What to produce
All of the records below must be output exactly, with no pictures carried over.

Code that draws figures

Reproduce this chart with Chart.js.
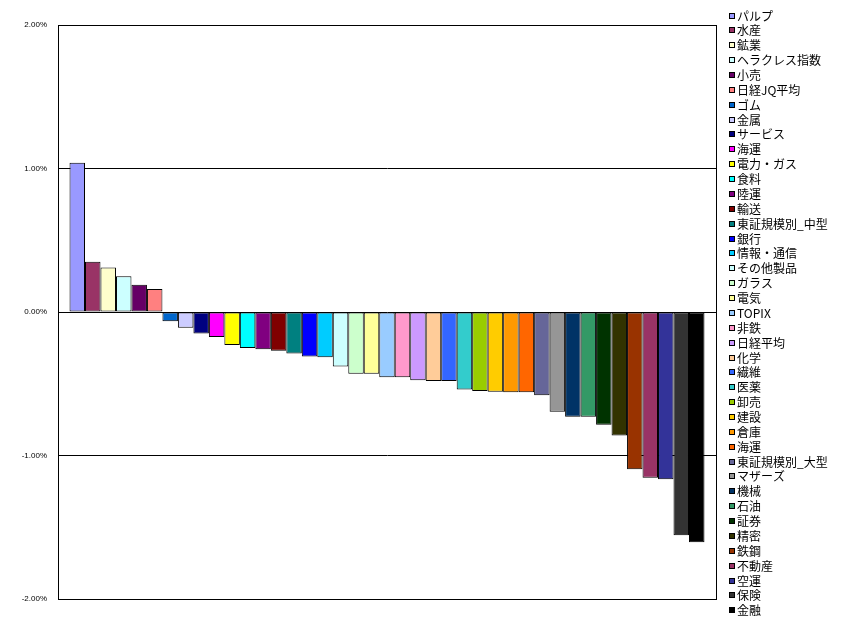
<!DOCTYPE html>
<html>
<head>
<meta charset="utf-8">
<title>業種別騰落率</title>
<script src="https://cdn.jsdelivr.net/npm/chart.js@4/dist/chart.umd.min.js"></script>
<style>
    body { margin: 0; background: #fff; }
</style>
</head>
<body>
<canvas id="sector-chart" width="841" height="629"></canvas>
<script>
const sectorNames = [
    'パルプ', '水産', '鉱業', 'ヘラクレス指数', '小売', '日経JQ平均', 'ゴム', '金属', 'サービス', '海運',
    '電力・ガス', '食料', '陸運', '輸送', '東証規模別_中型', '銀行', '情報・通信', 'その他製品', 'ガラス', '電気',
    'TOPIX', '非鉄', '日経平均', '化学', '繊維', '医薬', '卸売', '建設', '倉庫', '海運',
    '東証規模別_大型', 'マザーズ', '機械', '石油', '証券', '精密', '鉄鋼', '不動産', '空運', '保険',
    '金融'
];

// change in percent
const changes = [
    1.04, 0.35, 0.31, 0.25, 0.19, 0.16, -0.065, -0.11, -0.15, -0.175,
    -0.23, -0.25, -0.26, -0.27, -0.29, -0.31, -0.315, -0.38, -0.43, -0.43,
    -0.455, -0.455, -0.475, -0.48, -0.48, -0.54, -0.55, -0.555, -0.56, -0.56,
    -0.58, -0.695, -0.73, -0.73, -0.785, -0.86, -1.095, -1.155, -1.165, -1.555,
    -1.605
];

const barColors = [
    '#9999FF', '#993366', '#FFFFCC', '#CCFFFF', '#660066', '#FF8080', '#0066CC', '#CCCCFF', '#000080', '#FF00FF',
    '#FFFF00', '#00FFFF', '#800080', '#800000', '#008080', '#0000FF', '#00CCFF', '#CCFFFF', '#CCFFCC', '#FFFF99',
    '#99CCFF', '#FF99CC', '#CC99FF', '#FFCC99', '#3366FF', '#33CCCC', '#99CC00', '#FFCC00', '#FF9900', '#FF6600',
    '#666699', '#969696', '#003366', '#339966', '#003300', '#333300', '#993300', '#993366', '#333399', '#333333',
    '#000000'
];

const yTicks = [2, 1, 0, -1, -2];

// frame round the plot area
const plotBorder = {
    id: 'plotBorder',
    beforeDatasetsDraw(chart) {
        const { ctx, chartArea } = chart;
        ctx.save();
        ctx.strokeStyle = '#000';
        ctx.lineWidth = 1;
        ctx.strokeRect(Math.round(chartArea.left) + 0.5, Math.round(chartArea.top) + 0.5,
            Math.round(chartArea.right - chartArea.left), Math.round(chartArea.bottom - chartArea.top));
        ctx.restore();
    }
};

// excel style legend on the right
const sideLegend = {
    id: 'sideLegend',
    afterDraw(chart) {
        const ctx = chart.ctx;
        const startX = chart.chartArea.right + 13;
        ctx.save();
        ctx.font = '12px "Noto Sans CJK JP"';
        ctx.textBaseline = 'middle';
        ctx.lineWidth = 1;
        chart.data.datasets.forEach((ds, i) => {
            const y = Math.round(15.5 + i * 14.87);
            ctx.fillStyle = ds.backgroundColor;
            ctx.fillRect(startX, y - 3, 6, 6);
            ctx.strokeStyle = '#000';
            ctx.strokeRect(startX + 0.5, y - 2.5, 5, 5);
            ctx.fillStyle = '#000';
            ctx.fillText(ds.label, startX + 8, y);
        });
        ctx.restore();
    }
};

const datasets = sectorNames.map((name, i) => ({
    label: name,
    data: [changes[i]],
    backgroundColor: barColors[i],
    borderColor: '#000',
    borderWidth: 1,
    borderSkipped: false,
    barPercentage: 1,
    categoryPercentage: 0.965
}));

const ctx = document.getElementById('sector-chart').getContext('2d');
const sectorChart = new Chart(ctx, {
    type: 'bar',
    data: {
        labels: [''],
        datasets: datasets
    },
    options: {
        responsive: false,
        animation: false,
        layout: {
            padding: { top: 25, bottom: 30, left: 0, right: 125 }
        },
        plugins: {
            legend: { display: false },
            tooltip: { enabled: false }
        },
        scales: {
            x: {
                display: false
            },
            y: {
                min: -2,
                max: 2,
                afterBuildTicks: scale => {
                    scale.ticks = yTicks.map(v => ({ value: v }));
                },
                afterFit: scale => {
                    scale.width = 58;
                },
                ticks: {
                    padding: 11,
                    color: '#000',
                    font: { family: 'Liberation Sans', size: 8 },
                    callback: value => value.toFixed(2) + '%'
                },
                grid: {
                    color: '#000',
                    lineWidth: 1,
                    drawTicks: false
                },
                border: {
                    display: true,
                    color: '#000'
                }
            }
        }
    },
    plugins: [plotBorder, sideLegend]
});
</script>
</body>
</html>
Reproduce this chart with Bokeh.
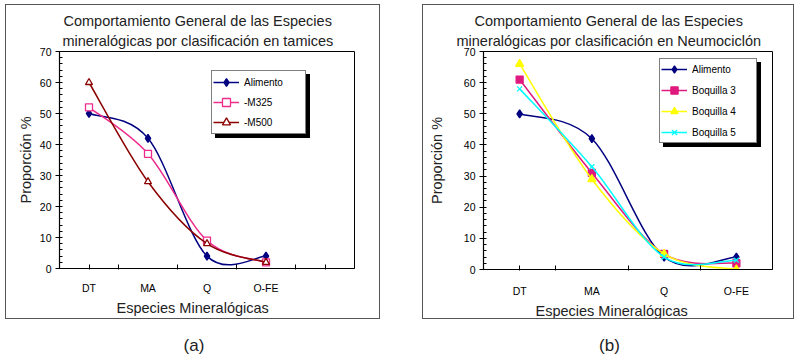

Answer for the task
Reproduce this chart with Chart.js.
<!DOCTYPE html>
<html>
<head>
<meta charset="utf-8">
<title>業種別騰落率</title>
<script src="https://cdn.jsdelivr.net/npm/chart.js@4/dist/chart.umd.min.js"></script>
<style>
    body { margin: 0; background: #fff; }
</style>
</head>
<body>
<canvas id="sector-chart" width="841" height="629"></canvas>
<script>
const sectorNames = [
    'パルプ', '水産', '鉱業', 'ヘラクレス指数', '小売', '日経JQ平均', 'ゴム', '金属', 'サービス', '海運',
    '電力・ガス', '食料', '陸運', '輸送', '東証規模別_中型', '銀行', '情報・通信', 'その他製品', 'ガラス', '電気',
    'TOPIX', '非鉄', '日経平均', '化学', '繊維', '医薬', '卸売', '建設', '倉庫', '海運',
    '東証規模別_大型', 'マザーズ', '機械', '石油', '証券', '精密', '鉄鋼', '不動産', '空運', '保険',
    '金融'
];

// change in percent
const changes = [
    1.04, 0.35, 0.31, 0.25, 0.19, 0.16, -0.065, -0.11, -0.15, -0.175,
    -0.23, -0.25, -0.26, -0.27, -0.29, -0.31, -0.315, -0.38, -0.43, -0.43,
    -0.455, -0.455, -0.475, -0.48, -0.48, -0.54, -0.55, -0.555, -0.56, -0.56,
    -0.58, -0.695, -0.73, -0.73, -0.785, -0.86, -1.095, -1.155, -1.165, -1.555,
    -1.605
];

const barColors = [
    '#9999FF', '#993366', '#FFFFCC', '#CCFFFF', '#660066', '#FF8080', '#0066CC', '#CCCCFF', '#000080', '#FF00FF',
    '#FFFF00', '#00FFFF', '#800080', '#800000', '#008080', '#0000FF', '#00CCFF', '#CCFFFF', '#CCFFCC', '#FFFF99',
    '#99CCFF', '#FF99CC', '#CC99FF', '#FFCC99', '#3366FF', '#33CCCC', '#99CC00', '#FFCC00', '#FF9900', '#FF6600',
    '#666699', '#969696', '#003366', '#339966', '#003300', '#333300', '#993300', '#993366', '#333399', '#333333',
    '#000000'
];

const yTicks = [2, 1, 0, -1, -2];

// frame round the plot area
const plotBorder = {
    id: 'plotBorder',
    beforeDatasetsDraw(chart) {
        const { ctx, chartArea } = chart;
        ctx.save();
        ctx.strokeStyle = '#000';
        ctx.lineWidth = 1;
        ctx.strokeRect(Math.round(chartArea.left) + 0.5, Math.round(chartArea.top) + 0.5,
            Math.round(chartArea.right - chartArea.left), Math.round(chartArea.bottom - chartArea.top));
        ctx.restore();
    }
};

// excel style legend on the right
const sideLegend = {
    id: 'sideLegend',
    afterDraw(chart) {
        const ctx = chart.ctx;
        const startX = chart.chartArea.right + 13;
        ctx.save();
        ctx.font = '12px "Noto Sans CJK JP"';
        ctx.textBaseline = 'middle';
        ctx.lineWidth = 1;
        chart.data.datasets.forEach((ds, i) => {
            const y = Math.round(15.5 + i * 14.87);
            ctx.fillStyle = ds.backgroundColor;
            ctx.fillRect(startX, y - 3, 6, 6);
            ctx.strokeStyle = '#000';
            ctx.strokeRect(startX + 0.5, y - 2.5, 5, 5);
            ctx.fillStyle = '#000';
            ctx.fillText(ds.label, startX + 8, y);
        });
        ctx.restore();
    }
};

const datasets = sectorNames.map((name, i) => ({
    label: name,
    data: [changes[i]],
    backgroundColor: barColors[i],
    borderColor: '#000',
    borderWidth: 1,
    borderSkipped: false,
    barPercentage: 1,
    categoryPercentage: 0.965
}));

const ctx = document.getElementById('sector-chart').getContext('2d');
const sectorChart = new Chart(ctx, {
    type: 'bar',
    data: {
        labels: [''],
        datasets: datasets
    },
    options: {
        responsive: false,
        animation: false,
        layout: {
            padding: { top: 25, bottom: 30, left: 0, right: 125 }
        },
        plugins: {
            legend: { display: false },
            tooltip: { enabled: false }
        },
        scales: {
            x: {
                display: false
            },
            y: {
                min: -2,
                max: 2,
                afterBuildTicks: scale => {
                    scale.ticks = yTicks.map(v => ({ value: v }));
                },
                afterFit: scale => {
                    scale.width = 58;
                },
                ticks: {
                    padding: 11,
                    color: '#000',
                    font: { family: 'Liberation Sans', size: 8 },
                    callback: value => value.toFixed(2) + '%'
                },
                grid: {
                    color: '#000',
                    lineWidth: 1,
                    drawTicks: false
                },
                border: {
                    display: true,
                    color: '#000'
                }
            }
        }
    },
    plugins: [plotBorder, sideLegend]
});
</script>
</body>
</html>
Reproduce this chart with Bokeh.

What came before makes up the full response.